Ces étrangers, souvent arrivés en France après un long parcours, dangereux et éprouvant, sont ainsi une nouvelle fois livrés à leur sort, sans même la simple possibilité d’accéder à un interlocuteur institutionnel. Cette situation se répercute aussi sur les associations qui doivent apporter une aide à un nombre croissant de migrants en détresse sociale et psychologique.

Comment peut-on tolérer que des situations kafkaïennes perdurent durant des mois voire des années?
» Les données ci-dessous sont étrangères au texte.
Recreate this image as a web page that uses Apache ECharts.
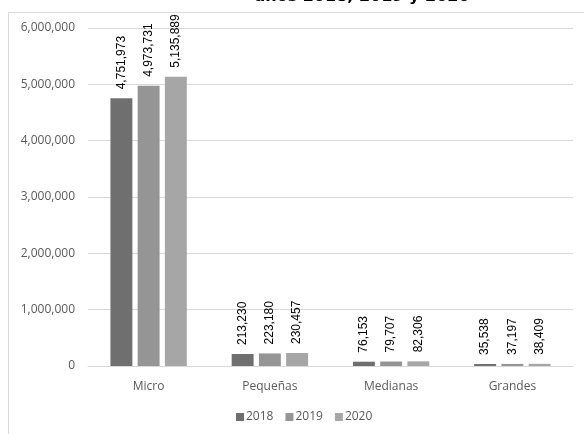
<!DOCTYPE html>
<html>
<head>
<meta charset="utf-8">
<script src="https://cdn.jsdelivr.net/npm/echarts@6/dist/echarts.min.js"></script>
<style>html,body{margin:0;padding:0;background:#fff}#c{width:584px;height:434px}</style>
</head>
<body>
<div id="c"></div>
<script>
const categories = ['Micro', 'Pequeñas', 'Medianas', 'Grandes'];
const years = ['2018', '2019', '2020'];
const values2018 = [4751973, 213230, 76153, 35538];
const values2019 = [4973731, 223180, 79707, 37197];
const values2020 = [5135889, 230457, 82306, 38409];
const yTicks = [0, 1000000, 2000000, 3000000, 4000000, 5000000, 6000000];
const titleText = 'años 2018, 2019 y 2020';

const colors = ['#6f6f6f', '#959595', '#a6a6a6'];
const fmt = v => Number(v).toLocaleString('en-US');

const chart = echarts.init(document.getElementById('c'), null, {renderer: 'canvas'});
const seriesData = [values2018, values2019, values2020];
chart.setOption({
  animation: false,
  title: {
    text: titleText,
    left: 357,
    top: -16,
    textAlign: 'center',
    textStyle: {fontFamily: 'DejaVu Sans', fontWeight: 'bold', fontSize: 16, color: '#000'}
  },
  graphic: [{
    type: 'rect',
    shape: {x: 8.5, y: 12.5, width: 700, height: 600},
    style: {fill: 'none', stroke: '#d9d9d9', lineWidth: 1},
    silent: true,
    z: -1
  }],
  legend: {
    data: years,
    left: 231,
    top: 406,
    itemWidth: 8,
    itemHeight: 8,
    itemGap: 12,
    icon: 'rect',
    textStyle: {fontFamily: 'Open Sans', fontSize: 12, color: '#595959', padding: [0, 0, 0, -3]}
  },
  grid: {left: 88, right: 11, top: 28, bottom: 68, containLabel: false},
  xAxis: {
    type: 'category',
    data: categories,
    axisLine: {lineStyle: {color: '#d9d9d9', width: 1}},
    axisTick: {show: false},
    axisLabel: {fontFamily: 'Open Sans', fontSize: 12, color: '#595959', margin: 15}
  },
  yAxis: {
    type: 'value',
    min: yTicks[0],
    max: yTicks[yTicks.length - 1],
    interval: yTicks[1] - yTicks[0],
    axisLine: {show: false},
    axisTick: {show: false},
    splitLine: {lineStyle: {color: '#d9d9d9', width: 1}},
    axisLabel: {fontFamily: 'Open Sans', fontSize: 12, color: '#595959', margin: 13, formatter: fmt}
  },
  series: years.map((y, i) => ({
    name: y,
    type: 'bar',
    data: seriesData[i],
    barGap: '24%',
    barCategoryGap: '37%',
    itemStyle: {color: colors[i]},
    label: {
      show: true,
      position: 'top',
      rotate: 90,
      align: 'left',
      verticalAlign: 'middle',
      distance: 9,
      fontFamily: 'Liberation Sans',
      fontSize: 12,
      color: '#000',
      formatter: p => fmt(p.value)
    }
  }))
});
</script>
</body>
</html>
L’organisation administrative, même en période de crise sanitaire, ne doit pas conduire à fragiliser encore plus des publics déjà vulnérables. Comment peut-on tolérer que des situations kafkaïennes perdurent durant des mois voire des années? Les étrangers ne doivent pas être les laissés-pour-compte de la crise. Il est du devoir du gouvernement de garantir un accès aux services préfectoraux afin que tous les usagers puissent faire valoir leurs droits et obtenir une réponse -quelle qu’elle soit- dans des délais raisonnables.

La politique migratoire fait partie du débat démocratique, mais la maltraitance administrative des étrangers est intolérable. Pourtant, devant l’ampleur de cette dernière, difficile de croire qu’elle ne procède pas d’une volonté délibérée. Le gouvernement doit d’urgence y mettre fin, et assumer ses choix en matière de politique migratoire.